LAWS(PVC)-1939-10-61

COMMISSIONER OF INCOME-TAX Vs. BOSOTTO BROTHERS, LIMITED

Decided On October 23, 1939
COMMISSIONER OF INCOME-TAX Appellant
V/S
BOSOTTO BROTHERS, LIMITED Respondents

JUDGEMENT

(1.) The assessee is a company-carrying on a hotel business. It was formed in 1928 and took over a hotel in Madras. Subsequently, the assessee built a hotel in Ootacamund and carried on a hotel business there until 1934. These facts do not appear in the statement of the case, but they have been mentioned in argument, and the are not in dispute. The assessee found that its business in Ootacamund was not profitable, and in 1934, leased the premises and its furniture and fittings to a firm named Davis and Company for the purpose, to quote from the order of the Income-tax Officer, "of running a hotel". Messrs. Davis and Company have, since then carried on this hotel business. For the assessment year, 1937-38, the assessee desired to deduct from its income the sum of Rs. 2,450 as a depreciation on the building and furniture at the Ootacamund hotel, the assessee company's contention being that it was entitled to this deduction under the provisions of Section 10(2)(vi) of the Indian Income-tax Act, 1922. The Income-tax Officer refused to allow the deduction and held that the hotel in Ootacamund must be regarded as property and as such, was assessable only under Section 9 of the Act. His decision was in turn concurred in by the Assistant Commissioner and the Commissioner. The assessee being dissatisfied asked the Commissioner to refer the matter to this Court as it involved a point of law and the Commissioner has in consequence framed this question: Whether in this case the petitioner is entitled to an allowance for depreciation under Section 10(2)(vi) of the Act in respect of their Ootacamund building let out to Messrs. Davis and Company.

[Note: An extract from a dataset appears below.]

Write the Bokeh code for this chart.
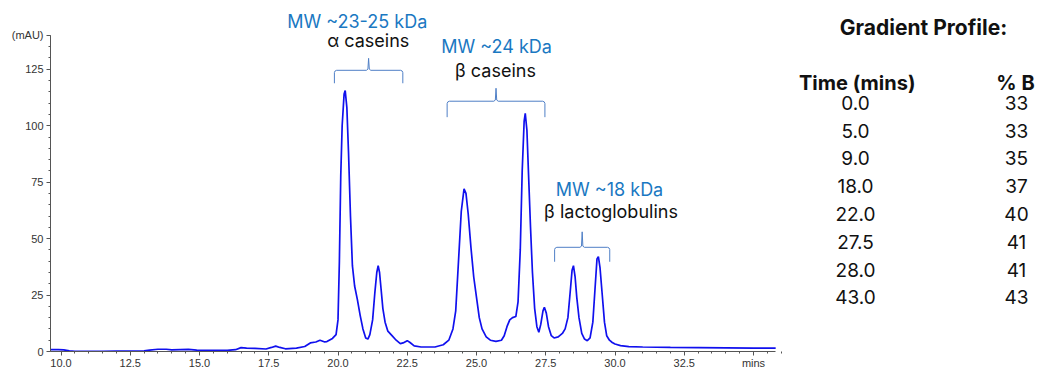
from bokeh.plotting import figure
from bokeh.models import Range1d, FixedTicker, NumeralTickFormatter
from bokeh.core.properties import value
from bokeh.embed import file_html
from bokeh.resources import INLINE

# ---------------- data ----------------
time_min = [9.62, 9.9, 10.1, 10.3, 10.5, 11.0, 11.5, 12.0, 12.5, 13.0, 13.2, 13.5, 13.8, 14.0,
            14.3, 14.6, 14.9, 15.5, 16.0, 16.3, 16.5, 16.7, 17.0, 17.4, 17.6, 17.75, 17.9,
            18.1, 18.5, 18.8, 19.0, 19.2, 19.35, 19.5, 19.6, 19.8, 19.93, 20.0, 20.05, 20.1,
            20.15, 20.22, 20.26, 20.32, 20.38, 20.45, 20.52, 20.6, 20.7, 20.8, 20.9, 21.0,
            21.08, 21.15, 21.25, 21.33, 21.4, 21.45, 21.5, 21.56, 21.62, 21.7, 21.8, 21.95,
            22.1, 22.25, 22.35, 22.5, 22.6, 22.75, 23.0, 23.5, 23.8, 24.0, 24.15, 24.25, 24.35,
            24.45, 24.55, 24.62, 24.7, 24.8, 24.9, 25.0, 25.1, 25.2, 25.35, 25.5, 25.7, 25.9,
            26.0, 26.1, 26.2, 26.3, 26.42, 26.5, 26.58, 26.65, 26.72, 26.76, 26.82, 26.88,
            26.95, 27.02, 27.1, 27.18, 27.25, 27.32, 27.4, 27.45, 27.52, 27.6, 27.7, 27.8,
            27.95, 28.1, 28.2, 28.3, 28.38, 28.45, 28.5, 28.56, 28.62, 28.7, 28.8, 28.9, 29.0,
            29.1, 29.2, 29.28, 29.35, 29.4, 29.46, 29.54, 29.62, 29.7, 29.8, 29.9, 30.0, 30.2,
            30.5, 31.0, 32.0, 33.0, 34.0, 35.0, 35.8]
absorbance_mau = [0.8, 0.8, 0.7, 0.3, 0.1, 0.1, 0.1, 0.2, 0.2, 0.3, 0.6, 1.0, 1.0, 0.7,
                  0.8, 0.9, 0.6, 0.5, 0.5, 0.8, 1.7, 1.5, 1.4, 1.1, 1.8, 2.4, 1.8,
                  1.2, 1.5, 2.2, 3.8, 4.2, 5.0, 4.3, 4.4, 5.8, 7.5, 14, 40, 78,
                  100, 114, 115.6, 108, 88, 60, 38, 29, 23, 16, 10, 6,
                  5.5, 7.5, 14, 26, 35, 38, 35, 27, 19, 13, 9, 7,
                  5, 3.5, 3.8, 4.8, 4.0, 2.5, 2.0, 2.0, 3.0, 5, 10, 18, 40,
                  62, 72, 70, 61, 46, 33, 24, 15, 10, 6.5, 5, 4.5, 5,
                  7, 11, 14, 15, 15.5, 22, 45, 80, 102, 105.5, 98, 78,
                  55, 35, 19, 11, 8.5, 12, 18, 19.6, 17, 11, 7, 6,
                  6.5, 8, 10, 15, 26, 36, 38, 33, 24, 15, 8, 5.5, 4.8,
                  6, 13, 28, 41, 42, 37, 25, 13, 7, 5, 4, 3.3, 2.6,
                  2.2, 2.0, 1.8, 1.7, 1.6, 1.5, 1.5]

group_mw = ["MW ~23-25 kDa", "MW ~24 kDa", "MW ~18 kDa"]
group_name = ["α caseins", "β caseins", "β lactoglobulins"]
group_start = [19.87, 23.94, 27.82]
group_end = [22.34, 27.47, 29.81]

gradient_time = ["0.0", "5.0", "9.0", "18.0", "22.0", "27.5", "28.0", "43.0"]
gradient_pct_b = ["33", "33", "35", "37", "40", "41", "41", "43"]

x_ticks = [10.0, 12.5, 15.0, 17.5, 20.0, 22.5, 25.0, 27.5, 30.0, 32.5, 35.0]
x_unit_label = "mins"
y_ticks = [0, 25, 50, 75, 100, 125, 140]
y_unit_label = "(mAU)"

# ---------------- layout helpers (screen px -> data) ----------------
PX_PER_MIN = 27.7
X10_PX = 60.5
FRAME_LEFT = 50
FRAME_BOTTOM = 352
AXIS_TOP = 35
PX_PER_UNIT = (FRAME_BOTTOM - AXIS_TOP) / 140.0
W, H = 1038, 371


def sx(px):
    return 10 + (px - X10_PX) / PX_PER_MIN


def sy(py):
    return (FRAME_BOTTOM - py) / PX_PER_UNIT


X0 = sx(FRAME_LEFT)
X1 = sx(W)
Y1 = sy(0)

p = figure(width=W, height=H, output_backend="svg", toolbar_location=None,
           x_range=Range1d(X0, X1), y_range=Range1d(0, Y1),
           min_border_left=FRAME_LEFT, min_border_right=0, min_border_top=0,
           min_border_bottom=H - FRAME_BOTTOM)
p.outline_line_color = None
p.grid.visible = False
p.background_fill_color = "white"
p.border_fill_color = "white"

# axes
x_minor = [9.5 + 0.5 * i for i in range(54)]
y_minor = [5 * i for i in range(29)]
p.xaxis.ticker = FixedTicker(ticks=x_ticks, minor_ticks=x_minor)
p.xaxis.formatter = NumeralTickFormatter(format="0.0")
p.xaxis.major_label_overrides = {x_ticks[-1]: x_unit_label}
p.xaxis.bounds = (X0, 35.8)
p.yaxis.ticker = FixedTicker(ticks=y_ticks, minor_ticks=y_minor)
p.yaxis.major_label_overrides = {y_ticks[-1]: y_unit_label}
p.yaxis.bounds = (0, 140)
for ax in (p.xaxis, p.yaxis):
    ax.axis_line_color = "#555555"
    ax.major_tick_line_color = "#555555"
    ax.minor_tick_line_color = "#555555"
    ax.major_tick_in = 0
    ax.major_tick_out = 4
    ax.minor_tick_in = 0
    ax.minor_tick_out = 2
    ax.major_label_text_font = "Liberation Sans"
    ax.major_label_text_font_size = "11px"
    ax.major_label_text_color = "#333333"
p.xaxis.major_label_standoff = 1
p.yaxis.major_label_standoff = 3

# chromatogram
p.line(time_min, absorbance_mau, line_color="#1010ee", line_width=1.7)

# group annotations
brace_h = [sy(70), sy(101), sy(247.5)]
brace_b = [sy(83), sy(117), sy(262)]
brace_n = [sy(58), sy(88), sy(232)]
mw_x = [sx(356.7), sx(496), sx(609)]
mw_y = [sy(21), sy(46), sy(190)]
nm_x = [sx(367.8), sx(495), sx(610.5)]
nm_y = [sy(40), sy(70), sy(212)]

bx, by = [], []
for s, e, yh, yb, yn in zip(group_start, group_end, brace_h, brace_b, brace_n):
    c = (s + e) / 2
    dx = 0.08
    bx.append([s, s, s + 0.025, s + dx, c - dx, c - 0.025, c, c + 0.025, c + dx,
               e - dx, e - 0.025, e, e])
    by.append([yb, yh - 1.0, yh - 0.3, yh, yh, yh + 0.5, yn, yh + 0.5, yh, yh,
               yh - 0.3, yh - 1.0, yb])
p.multi_line(bx, by, line_color="#4f7fc6", line_width=1)

p.text(x=mw_x, y=mw_y, text=group_mw, text_font=value("Inter"), text_font_size="18px",
       text_color="#1a78c2", text_align="center", text_baseline="middle")
p.text(x=nm_x, y=nm_y, text=group_name, text_font=value("Inter"), text_font_size="18px",
       text_color="#111111", text_align="center", text_baseline="middle")

# gradient table
p.text(x=[sx(923)], y=[sy(27)], text=["Gradient Profile:"], text_font=value("Inter"),
       text_font_size="21px", text_font_style="bold", text_color="#111111",
       text_align="center", text_baseline="middle")
p.text(x=[sx(856.7), sx(1015)], y=[sy(83), sy(83)], text=["Time (mins)", "% B"],
       text_font=value("Inter"), text_font_size="20px", text_font_style="bold",
       text_color="#111111", text_align="center", text_baseline="middle")
row_y = [sy(102.5 + 27.9 * i) for i in range(len(gradient_time))]
p.text(x=[sx(855)] * len(gradient_time), y=row_y, text=gradient_time,
       text_font=value("Inter"), text_font_size="19px", text_color="#111111",
       text_align="center", text_baseline="middle")
p.text(x=[sx(1016)] * len(gradient_pct_b), y=row_y, text=gradient_pct_b,
       text_font=value("Inter"), text_font_size="19px", text_color="#111111",
       text_align="center", text_baseline="middle")

open("out.html", "w").write(file_html(p, INLINE))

(2.) Mr. Sesha Aiyangar has very properly conceded that when the assessee was running a hotel it was entitled to be assessed under Section 10 of the Act, and therefore entitled to the deduction allowed by Sub-section 2, Clause (vi) but he says inasmuch as the assessee has ceased to utilise the building itself for the purpose of a hotel business the building must be regarded as property and not part of the assessee's business. In this connection, I would point out that Clause 3(j) of its memorandum of association gives the assessee power to let on rent the undertaking or any part of it, and therefore the letting of the Ootacamund hotel was part of the company's business. In my opinion the case is governed by the Full Bench decision of this Court in Mangalagiri Rice Factory V/s. Commissioner of Income-tax, Madras , which was followed by the Calcutta High Court in Section Roy Chowdhury V/s. Commissioner of Income- tax, Bengal (1935) I.L.R. 62 Cal. 804 : 8 I.T.C. 177. Sir Coutts-Trotter, C.J. and Krishnan and Beasley, JJ., had to consider the case of a company incorporated for the purpose of milling rice. The company's articles of association gave it power to lease out its buildings and there was a clause which stated that: If it was deemed beneficial to the company with reference to circumstances it might lease or give its factory for contract.

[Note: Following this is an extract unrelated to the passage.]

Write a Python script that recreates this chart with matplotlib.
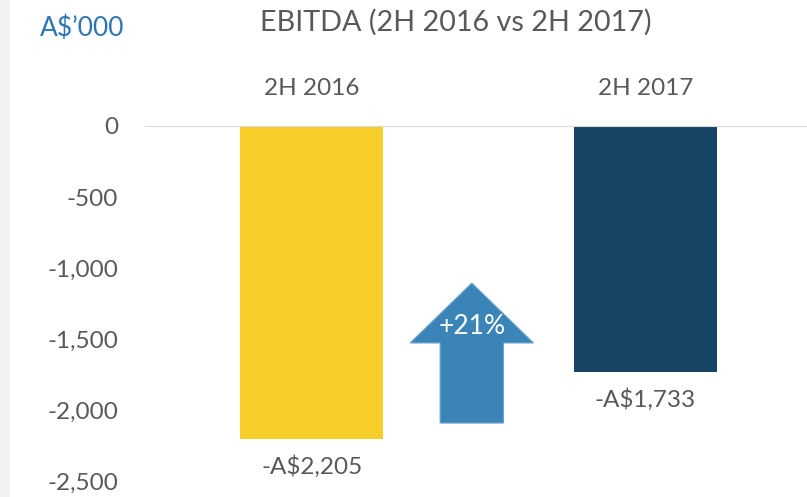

(3.) Therefore, the powers of the company were powers which the assessee in the present case possesses. The company let its mill, and the question was whether it was entitled to the deductions allowed by Section 10(2)(vi). It was held that it was. In his judgment Beasley, J., observed: The company could either work the mill itself or could let it out to others to do so. One is the business of milling and the other is the business of letting out the mill for others to do so. Both, in my view, are equally a business, and my answer, therefore, to the reference would be that the company is entitled to a deduction for depreciation of the buildings, machinery and plant.